読書記録『蜜蜂と遠雷 』3(ネタバレ)

『登場人物の言動がぶれている』


 という感想をネット上を見かけたことがある。ここで『そんなこと無いよ』と否定することは簡単だが、実は小生も読んでいて同じことを感じた。


 それは『栄伝亜夜』の言動である。

 作中で見せる彼女の言動の差は激しい。

 

 他人の音楽を聴いているときは気楽に楽しんでいるのに、自分の番になると急激に情緒不安定になる。また聴く側になるとお気楽になり、弾く側になると再び情緒不安定になるという繰り返しだ。


 まあ、演奏するときだけプレッシャーを感じるのは十分あり得ることだが、それにしても浮き沈みの差が激しいため、『二重人格』のように感じてしまう部分がある。


 これも小生が一週目で上手く理解できなかった部分なのだが、二回読んだことで何となく理解できるようになった。


『栄伝亜夜』は天才なのだが、『風間塵』や『マサル』とは違う人間として描かれている。むしろ立ち位置としては『高島明石』に近い。


『風間塵』と『マサル』が『己の道を行く音楽家』ならば、『栄伝亜夜』と『高島明石』は『行く道が定まっていない音楽家』として描かれている。


 いや、むしろ後者の二人は作中で『自分がまだ音楽家ではなかった』という結論に達する。これから『音楽家を始める』という決心をしたところで、物語は終わりを迎える。


 面白いことに、『高島明石』から見れば『栄伝亜夜』は生まれながらのプロフェッショナルに見えているのだが、当の本人は『自分はきちんと音楽を聴けていなかった』という結論に達する。


 この彼女の苦悩は天才である『マサル』にも完全には理解できていない。審査員の『ナサニエル』は彼女の進化を(普段から)意識下を続けていたと結論付けるが、これまた当の本人は『ぬるま湯のような音楽に浸かっていた』と表現する。


 このように作中での人物表現がもっとも分かれているのが『栄伝亜夜』なのである。小生はその理由の一つを『栄伝亜夜という存在が分裂しているから』と考えた。


 物語の中で主に『音楽を聴く栄伝亜夜(観客)』と『音楽を奏でる栄伝亜夜(演奏家)』という二つの人格が融合することなく、個々に存在しているように思える。


『観客としての栄伝亜夜』はプレッシャーを感じることなく、他の参加者の音楽を気楽に楽しんでいる。これは他の観客と同じであり、この状態の彼女は自分が参加者であるという自覚もあまりない。この状態から『分析家』になることもある。


『演奏家としての栄伝亜夜』はコンクールへの参加を自覚している。だが、勝ち負け以前に自分が演奏する理由が見つからない。情緒が不安定であり、他者の言動に影響を受け易い状態である。

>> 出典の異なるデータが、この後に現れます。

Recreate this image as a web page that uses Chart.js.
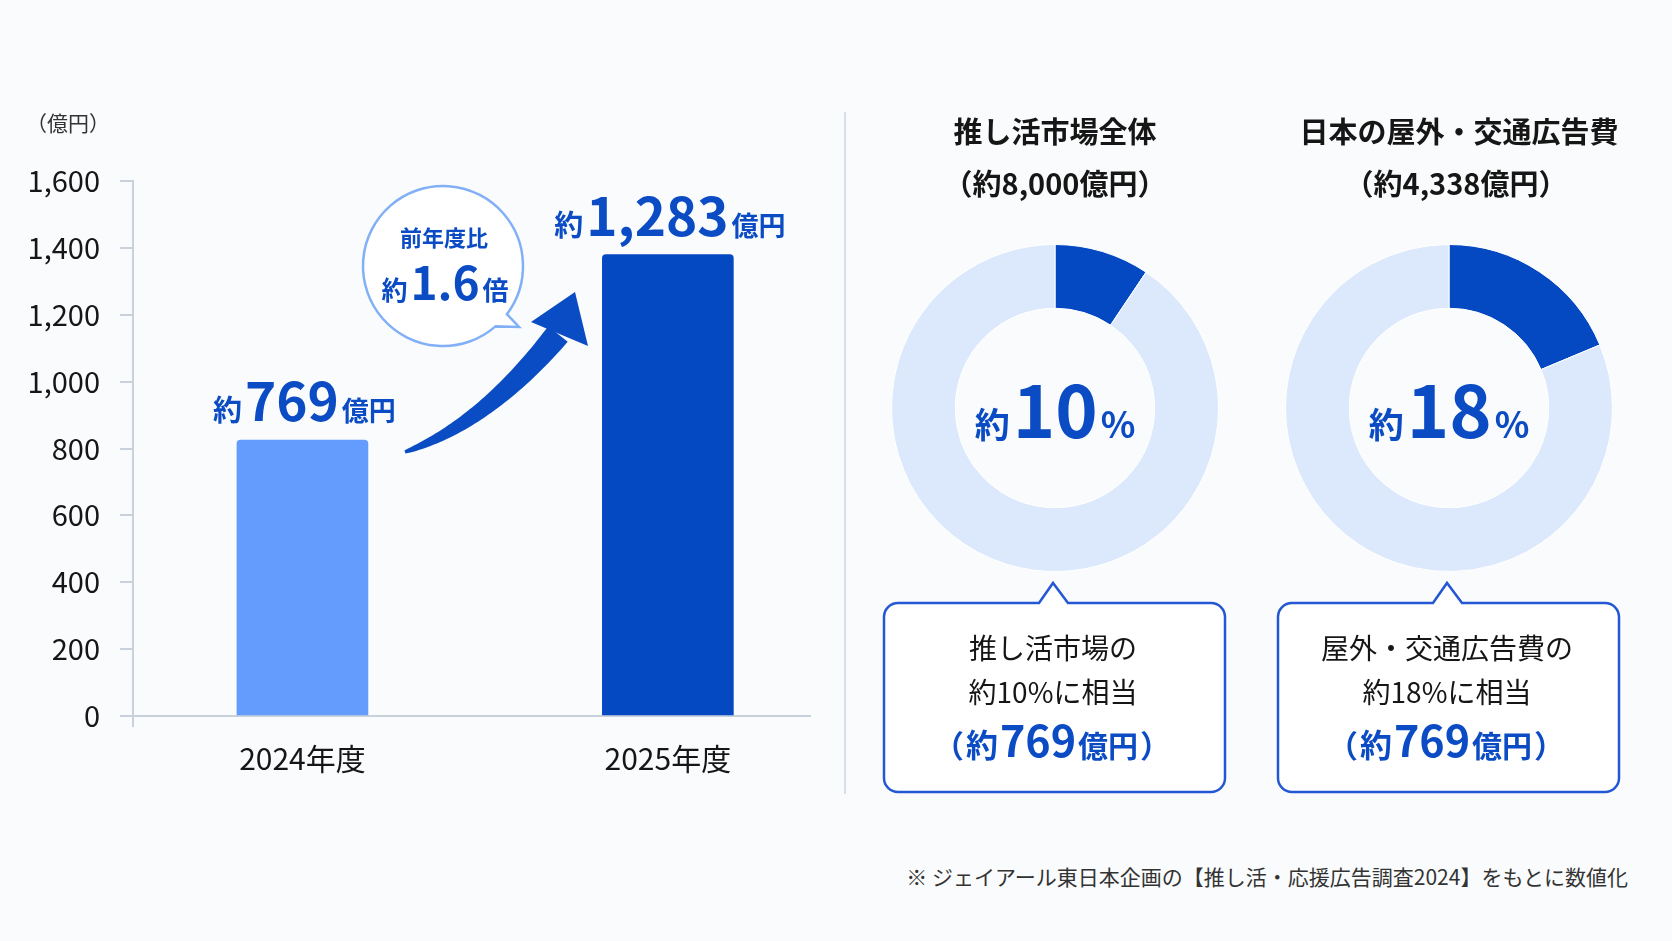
<!DOCTYPE html>
<html lang="ja">
<head>
<meta charset="utf-8">
<script src="https://cdn.jsdelivr.net/npm/chart.js@4.4.1/dist/chart.umd.min.js"></script>
<style>
  html, body { margin: 0; padding: 0; background: #fafbfc; }
  body { width: 1672px; height: 941px; position: relative; overflow: hidden; font-family: "Noto Sans CJK JP", sans-serif; }
  canvas { position: absolute; }
  #bar { left: 0; top: 0; }
  #donutA { left: 860px; top: 90px; }
  #donutB { left: 1254px; top: 90px; }
  .divider { position: absolute; left: 844px; top: 112px; width: 2px; height: 682px; background: #d9dfe7; }
  .note { position: absolute; right: 44px; top: 861px; font-size: 21px; line-height: 30px; color: #333; white-space: nowrap; }
</style>
</head>
<body>
<canvas id="bar" width="850" height="800"></canvas>
<div class="divider"></div>
<canvas id="donutA" width="390" height="720"></canvas>
<canvas id="donutB" width="390" height="720"></canvas>
<div class="note">※ ジェイアール東日本企画の【推し活・応援広告調査2024】をもとに数値化</div>

<script>
// ---------------------------------------------------------------
// DATA
// ---------------------------------------------------------------
const categories = ['2024年度', '2025年度'];
const barValues = [825, 1380];            // bar heights as drawn against the axis
const amountLabels = ['769', '1,283'];    // printed amounts (億円)
const barColors = ['#639cfd', '#0549c2'];
const yTickValues = [0, 200, 400, 600, 800, 1000, 1200, 1400, 1600];

const donutTitles = ['推し活市場全体', '日本の屋外・交通広告費'];
const donutTotals = ['約8,000億円', '約4,338億円'];
const donutShares = [9.4, 18.7];          // share of the dark slice (%)
const donutPercentLabels = ['10', '18'];
const calloutLines = [
    ['推し活市場の', '約10%に相当'],
    ['屋外・交通広告費の', '約18%に相当']
];
const calloutAmount = '769';

// ---------------------------------------------------------------
// STYLE
// ---------------------------------------------------------------
const FONT = '"Noto Sans CJK JP", "Noto Sans", sans-serif';
const BLUE = '#0b4cc5';
const DARK = '#161616';
const AXIS = '#c9d1dc';
const DONUT_DARK = '#0549c2';
const DONUT_LIGHT = '#dce8fc';
const titleShift = [0, 10];

// draw several text runs (different sizes) centered on cx, on one baseline
function drawRuns(ctx, runs, cx, baseline, gap) {
    const widths = runs.map(r => { ctx.font = r[1]; return ctx.measureText(r[0]).width; });
    const total = widths.reduce((a, b) => a + b, 0) + gap * (runs.length - 1);
    let x = cx - total / 2;
    ctx.textAlign = 'left';
    ctx.textBaseline = 'alphabetic';
    runs.forEach((r, i) => {
        ctx.font = r[1];
        ctx.fillStyle = r[2];
        ctx.fillText(r[0], x, baseline);
        x += widths[i] + gap;
    });
}

// tapered curved arrow body + head
function drawArrow(ctx, p0, p1, p2, w0, w1, head) {
    const n = 48, left = [], right = [];
    for (let i = 0; i <= n; i++) {
        const t = i / n, mt = 1 - t;
        const x = mt * mt * p0[0] + 2 * mt * t * p1[0] + t * t * p2[0];
        const y = mt * mt * p0[1] + 2 * mt * t * p1[1] + t * t * p2[1];
        const dx = 2 * mt * (p1[0] - p0[0]) + 2 * t * (p2[0] - p1[0]);
        const dy = 2 * mt * (p1[1] - p0[1]) + 2 * t * (p2[1] - p1[1]);
        const len = Math.hypot(dx, dy);
        const w = (w0 + (w1 - w0) * Math.pow(t, 0.75)) / 2;
        left.push([x - dy / len * w, y + dx / len * w]);
        right.push([x + dy / len * w, y - dx / len * w]);
    }
    ctx.beginPath();
    left.forEach((p, i) => i ? ctx.lineTo(p[0], p[1]) : ctx.moveTo(p[0], p[1]));
    right.reverse().forEach(p => ctx.lineTo(p[0], p[1]));
    ctx.closePath();
    ctx.fill();
    ctx.beginPath();
    ctx.moveTo(head[0][0], head[0][1]);
    ctx.lineTo(head[1][0], head[1][1]);
    ctx.lineTo(head[2][0], head[2][1]);
    ctx.closePath();
    ctx.fill();
}

// ---------------------------------------------------------------
// BAR CHART
// ---------------------------------------------------------------
const barDecor = {
    id: 'barDecor',
    afterDraw(chart) {
        const ctx = chart.ctx;
        const bars = chart.getDatasetMeta(0).data;
        ctx.save();

        // unit
        ctx.font = '21px ' + FONT;
        ctx.fillStyle = '#333';
        ctx.textAlign = 'center';
        ctx.textBaseline = 'middle';
        ctx.fillText('（億円）', 68, chart.scales.y.top - 58);

        // amounts above bars
        bars.forEach((bar, i) => {
            drawRuns(ctx, [
                ['約', 'bold 29px ' + FONT, BLUE],
                [amountLabels[i], 'bold 53px ' + FONT, BLUE],
                ['億円', 'bold 27px ' + FONT, BLUE]
            ], bar.x + 2, bar.y - 19, 3);
        });

        // speech bubble
        const bx = 443, by = 266, br = 80;
        ctx.beginPath();
        ctx.arc(bx, by, br, 49 * Math.PI / 180, (37 + 360) * Math.PI / 180);
        ctx.lineTo(519, 327);
        ctx.closePath();
        ctx.fillStyle = '#ffffff';
        ctx.fill();
        ctx.lineWidth = 2.5;
        ctx.strokeStyle = '#82b0f6';
        ctx.stroke();
        drawRuns(ctx, [['前年度比', 'bold 22px ' + FONT, BLUE]], bx + 1, by - 20, 0);
        drawRuns(ctx, [
            ['約', 'bold 26px ' + FONT, BLUE],
            ['1.6', 'bold 46px ' + FONT, BLUE],
            ['倍', 'bold 26px ' + FONT, BLUE]
        ], bx + 2, by + 34, 3);

        // growth arrow
        ctx.fillStyle = '#0a4cc4';
        drawArrow(ctx, [405, 452], [485, 424], [558, 334], 3, 25,
            [[531, 322], [575, 292], [588, 346]]);

        ctx.restore();
    }
};

new Chart(document.getElementById('bar'), {
    type: 'bar',
    data: {
        datasets: [{
            data: categories.map((c, i) => ({ x: i, y: barValues[i] })),
            backgroundColor: barColors,
            borderRadius: { topLeft: 4, topRight: 4, bottomLeft: 0, bottomRight: 0 },
            borderSkipped: 'bottom',
            barThickness: 131
        }]
    },
    options: {
        responsive: false,
        animation: false,
        layout: { padding: { top: 181, right: 40, bottom: 0, left: 0 } },
        plugins: { legend: { display: false }, tooltip: { enabled: false } },
        scales: {
            x: {
                type: 'linear',
                offset: false,
                min: -0.4637,
                max: 1.389,
                afterBuildTicks: s => {
                    s.ticks = [{ value: s.min }].concat(categories.map((c, i) => ({ value: i })));
                },
                afterFit: s => { s.height = 84; },
                ticks: {
                    autoSkip: false,
                    maxRotation: 0,
                    padding: 14,
                    color: DARK,
                    font: { family: FONT, size: 30 },
                    callback: (v, i) => i === 0 ? '' : categories[i - 1]
                },
                grid: {
                    offset: false,
                    drawOnChartArea: false,
                    tickLength: 11,
                    lineWidth: 2,
                    color: c => c.index === 0 ? AXIS : 'rgba(0,0,0,0)'
                },
                border: { color: AXIS, width: 2 }
            },
            y: {
                min: 0,
                max: 1600,
                afterBuildTicks: s => { s.ticks = yTickValues.map(v => ({ value: v })); },
                afterFit: s => { s.width = 133; },
                ticks: {
                    padding: 20,
                    color: DARK,
                    font: { family: FONT, size: 29 },
                    callback: v => v.toLocaleString('en-US')
                },
                grid: { drawOnChartArea: false, tickLength: 13, lineWidth: 2, color: AXIS },
                border: { color: AXIS, width: 2 }
            }
        }
    },
    plugins: [barDecor]
});

// ---------------------------------------------------------------
// DOUGHNUTS
// ---------------------------------------------------------------
function donutDecor(k) {
    return {
        id: 'donutDecor' + k,
        afterDraw(chart) {
            const ctx = chart.ctx;
            const arc = chart.getDatasetMeta(0).data[0];
            const cx = arc.x, cy = arc.y;
            ctx.save();

            // titles
            ctx.fillStyle = DARK;
            ctx.textAlign = 'center';
            ctx.textBaseline = 'alphabetic';
            ctx.font = 'bold 29px ' + FONT;
            ctx.fillText(donutTitles[k], cx + titleShift[k], cy - 265);
            ctx.fillText('（' + donutTotals[k] + '）', cx + titleShift[k] * 0.7, cy - 213);

            // centre figure
            drawRuns(ctx, [
                ['約', 'bold 35px ' + FONT, BLUE],
                [donutPercentLabels[k], 'bold 72px ' + FONT, BLUE],
                ['%', 'bold 36px ' + FONT, BLUE]
            ], cx, cy + 30, 3);

            // callout box
            const L = cx - 171, R = cx + 170, T = cy + 195, B = cy + 384, rad = 14;
            ctx.beginPath();
            ctx.moveTo(L + rad, T);
            ctx.lineTo(cx - 16, T);
            ctx.lineTo(cx - 2, cy + 175);
            ctx.lineTo(cx + 13, T);
            ctx.lineTo(R - rad, T);
            ctx.arcTo(R, T, R, T + rad, rad);
            ctx.lineTo(R, B - rad);
            ctx.arcTo(R, B, R - rad, B, rad);
            ctx.lineTo(L + rad, B);
            ctx.arcTo(L, B, L, B - rad, rad);
            ctx.lineTo(L, T + rad);
            ctx.arcTo(L, T, L + rad, T, rad);
            ctx.closePath();
            ctx.fillStyle = '#ffffff';
            ctx.fill();
            ctx.lineWidth = 2.5;
            ctx.strokeStyle = '#2457d4';
            ctx.stroke();

            ctx.fillStyle = DARK;
            ctx.textAlign = 'center';
            ctx.font = '28px ' + FONT;
            ctx.fillText(calloutLines[k][0], cx - 2, cy + 251);
            ctx.fillText(calloutLines[k][1], cx - 2, cy + 295);
            drawRuns(ctx, [
                ['（', 'bold 31px ' + FONT, BLUE],
                ['約', 'bold 32px ' + FONT, BLUE],
                [calloutAmount, 'bold 43px ' + FONT, BLUE],
                ['億円', 'bold 30px ' + FONT, BLUE],
                ['）', 'bold 31px ' + FONT, BLUE]
            ], cx - 3, cy + 349, 2);

            ctx.restore();
        }
    };
}

['donutA', 'donutB'].forEach((id, k) => {
    new Chart(document.getElementById(id), {
        type: 'doughnut',
        data: {
            labels: ['share', 'rest'],
            datasets: [{
                data: [donutShares[k], 100 - donutShares[k]],
                backgroundColor: [DONUT_DARK, DONUT_LIGHT],
                borderWidth: 1,
                borderColor: '#ffffff'
            }]
        },
        options: {
            responsive: false,
            animation: false,
            cutout: '61%',
            layout: { padding: { top: 154, bottom: 238, left: 31, right: 31 } },
            plugins: { legend: { display: false }, tooltip: { enabled: false } }
        },
        plugins: [donutDecor(k)]
    });
});
</script>
</body>
</html>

 作中で彼女の言動がぶれ易いのも、この二つの状態が『二重人格』のように現れるからである。気楽に音楽を楽しんでいるかと思えば、急に落ち込み始めたり、落ち込み始めたと思ったらすぐに音楽を楽しんでいるという不安定さがある。


 最終的には分裂していた人格が融合(統合)されることによって『音楽家としての栄伝亜夜』という状態(視点)が生まれるわけである。


 これは観客として楽しみながら、音楽を分析しつつ、演奏家として自分が弾くことを考えるという『多視点存在』になったということだ。『マサル』は予めこの視点を持った存在として描かれている。


 この物語の主人公は『栄伝亜夜』という意見もある。

 それは彼女がこの物語の中で一番変化する存在だからだ。


 実際のところは登場する人物の全てが『主人公』のように思える。

 それぞれ違う視点(考え方)が集うからこそ、『蜜蜂と遠雷』という物語がこんなにも『豊かな物語』となっているのだ。